The reasons are interesting though - as much as everyone seems to desire some type of relationship with the one they admire, only Stella and Verdad seem to find that both (possibly) sexy and an opportunity for pursuit. Vermillion and vrosej10 take the opposite stand - admiration is something they might avoid in a short-term relationship, in favor of the hotty.

Does anyone even consider the "admired" one for a notch on the bedpost? Or is admiration too tied up with desire in such a case to make them indistinguishable from each other?

Does the fact that you admire someone change how you would behave in bed with them?

I guess it depends on what you admire them for. I might admire a person for being a good pet owner, but I'm not getting a desire out of it to have sex. If I've had the pleasure of a night's offerings in her talents, I'd find that something to desire as an admirable quality. What qualities people do find desirable is up to them. Everyone has their own formula of what gets them going.
 
Wow, what a bunch of superficial sluts we all are! ;)

The reasons are interesting though - as much as everyone seems to desire some type of relationship with the one they admire, only Stella and Verdad seem to find that both (possibly) sexy and an opportunity for pursuit. Vermillion and vrosej10 take the opposite stand - admiration is something they might avoid in a short-term relationship, in favor of the hotty.

Does anyone even consider the "admired" one for a notch on the bedpost? Or is admiration too tied up with desire in such a case to make them indistinguishable from each other?

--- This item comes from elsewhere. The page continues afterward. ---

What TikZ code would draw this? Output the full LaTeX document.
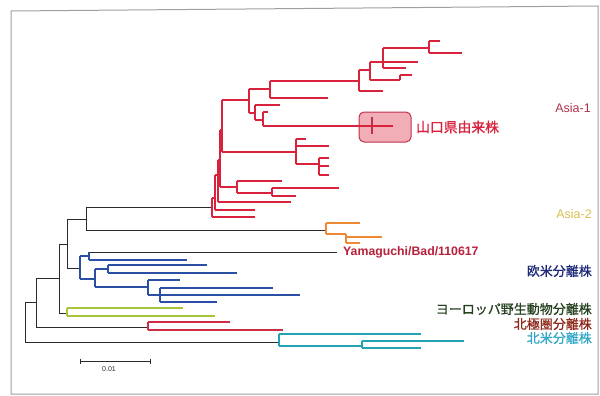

Does the fact that you admire someone change how you would behave in bed with them?
I think that's because of the way you phrased the question, though-- two different types of attraction. In a case where someone I admired had no sex appeal for me, I would not want to interact with them sexually. If I had the hots for someone I didn't particularly admire, I wouldn't want anything else to do with them beyond an evening ... or two... or an afternoon... of mutual lust.

I tend to want to be, or at least emulate, the people I admire. I tend to want to possess the people I desire.